Et c'est précisément parce que le gouvernement républicain bourgeois est le gouvernement le plus corrompu, le plus malhonnête qui puisse exister, que le Parti ouvrier le soutient de préférence à tout autre jusqu'au jour ou il sera assez fort et où les circonstances politiques seront assez favorables pour qu'il puisse le renverser et établir la dictature du prolétariat.
Notes
[1]
Quand les communistes parlent de classe ouvrière, ils entendent toujours la classe salariée, la classe qui vend sa force-travail
pour être dépensée au gré de l'employeur en efforts musculaires comme le terrassier, en efforts intellectuels comme le peintre
sur porcelaine, le chimiste, l'agronome, l'ingénieur, le contremaître, etc.
[2]
Dans les communautés primitives, que l'on trouve aux débuts de toute société humaine, il n'y a pas de lois, pas de justice,
il n'y a que des coutumes, des traditions. "Dans l'Inde, dit le juriste anglais H. S. Mayne, dans son livre bien connu sur
les Communautés villageoises de l'Est et de l'Ouest , 1871, les Conseils des anciens des communautés villageoises n'ordonnent jamais, ils déclarent simplement ce qui a toujours
été... Dans le sens juridique du mot, il n'y a pas de droit
et
de devoir dans une communauté indienne, une personne lésée ne se plaint pas d'une injustice individuelle, mais du trouble apporté dans
l'ordre tout entier de la petite société.
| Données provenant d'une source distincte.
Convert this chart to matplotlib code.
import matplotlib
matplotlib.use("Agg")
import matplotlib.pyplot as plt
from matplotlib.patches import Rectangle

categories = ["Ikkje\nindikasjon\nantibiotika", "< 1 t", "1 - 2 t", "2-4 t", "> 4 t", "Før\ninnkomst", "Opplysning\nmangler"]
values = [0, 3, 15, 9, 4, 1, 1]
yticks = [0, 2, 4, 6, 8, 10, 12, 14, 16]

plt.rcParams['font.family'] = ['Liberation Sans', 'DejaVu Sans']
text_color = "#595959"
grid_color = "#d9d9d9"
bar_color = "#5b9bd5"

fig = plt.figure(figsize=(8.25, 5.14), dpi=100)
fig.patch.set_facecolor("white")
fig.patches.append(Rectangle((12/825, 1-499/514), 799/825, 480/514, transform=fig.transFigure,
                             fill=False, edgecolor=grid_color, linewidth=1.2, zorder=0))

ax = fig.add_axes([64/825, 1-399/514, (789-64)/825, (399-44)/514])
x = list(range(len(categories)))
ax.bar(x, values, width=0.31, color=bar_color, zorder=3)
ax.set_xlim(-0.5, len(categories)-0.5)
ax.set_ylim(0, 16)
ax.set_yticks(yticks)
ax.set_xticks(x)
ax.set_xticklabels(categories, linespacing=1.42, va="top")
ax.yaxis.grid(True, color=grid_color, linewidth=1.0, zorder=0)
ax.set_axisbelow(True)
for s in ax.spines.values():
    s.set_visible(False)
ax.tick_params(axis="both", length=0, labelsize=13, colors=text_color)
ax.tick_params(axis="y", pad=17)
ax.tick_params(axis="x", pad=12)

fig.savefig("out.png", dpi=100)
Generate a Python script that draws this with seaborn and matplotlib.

Ce qui est plus étrange, la loi coutumière n'est pas mise en vigueur par des sanctions.
Dans le cas presque inconcevable de désobéissance à la décision du Conseil, la seule punition, ou la seule punition certaine,
semblerait n'être que la réprobation universelle." Le juriste philosophe qui a étudié, avec tant d'intelligence, les communautés
indiennes, M. H. S. Mayne, en sa qualité de juriste du gouvernement suprême de l'Inde anglaise, est un des hommes qui ont
le plus travaillé à les détruire et à transformer leur propriété communale en propriété privée. La gloire du philosophe n'effacera
jamais la honte du fonctionnaire.
[3]
Les marchands lyonnais qui crient tant contre le monopole des marchands japonais "tellement en dehors des habitudes des peuples
civilisés", ont, eux, monopolisé le commerce des soies étrangères, et se servent de leur monopole pour ruiner la production
sérifère de France et pour extorquer des prix de fantaisie de leurs confrères de la filature et du tissage. Avant la fusion
des neuf banques départementales en la Banque de France, la Banque de Lyon, juste au moment de l'achat des soies, suspendait
ses comptes avec les petits négociants, pour mettre tous ses fonds à la disposition des gros marchands de soie qui avaient
ainsi les moyens de monopoliser tous les achats de France et d'Italie. L'effronterie des bourgeois de Lyon dépasse celle des
laquais.
La lettre de la Chambre de commerce de Lyon au ministre du commerce, dont il est question, a été reproduite sans commentaire
par la Justice du 25 octobre, comme une chose qui s'entend de soi.